Saturday, September 02, 2006

ailing, mich and i, for the first time decided something within 10 mins, and bought a puzzle for van's bd prezzie within 5 mins. haha. and we did it in less than 2 hours. hehe.

steamboat session at yin san's house to early celebrate her birthday as she will not be in singapore then.. and then the ppl played uno stacko, snake and ladder, and twister..

it's dinnertime!!


the affinity between arthur and i.. since sec 3.. haha.

it's twister time!! (raudah, jonathan, yin san and arthur)

happy super early birthday yin san!!

as i have promised earlier.. here's the picture of our attempt at the potato salad.. ta da!!

one big pot of potato salad.. yummy..

went to TAS for the beach party.. the music was good.. didn't try the food though. too angry and upset to do anything else. really have the urge to just leave everything as it is and dun bother about anything at all. i am making an effort to make things go well, but seems like non is appreciating the effort. it's all right really, but i just dun like it when ppl dun respect me. come on, i also have feelings okie. forget it.

anything that's on my mind is regarding someone that's close to my heart. i'm quite sad to know that my words are not as convincing as others, i'm upset my words weight lesser than others and she listen to them, i'm sad to know i'm not the first person to get the latest news from the person, i am jealous that others know more about the happenings of this person than me. perhaps it has always been a one-sided affair. perhaps i'm looking too deep into the matter. perhaps, it's just me.

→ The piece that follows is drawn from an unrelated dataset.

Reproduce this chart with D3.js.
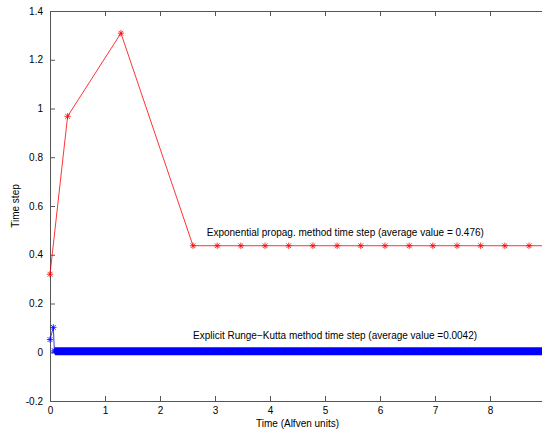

no matter how close i try to be with a person, i can nv maintain the relationship.. at least it has nv been till now, and i think if i were to regret about something in life, that is not having a truly close friend that shares the happenings of our lives with each other.. having a friend as the first person you would like to share your happiness and problems with. having observed the 'one-sided affair', i sudden feel lonely, feeling lost without anyone to really turn to and talk.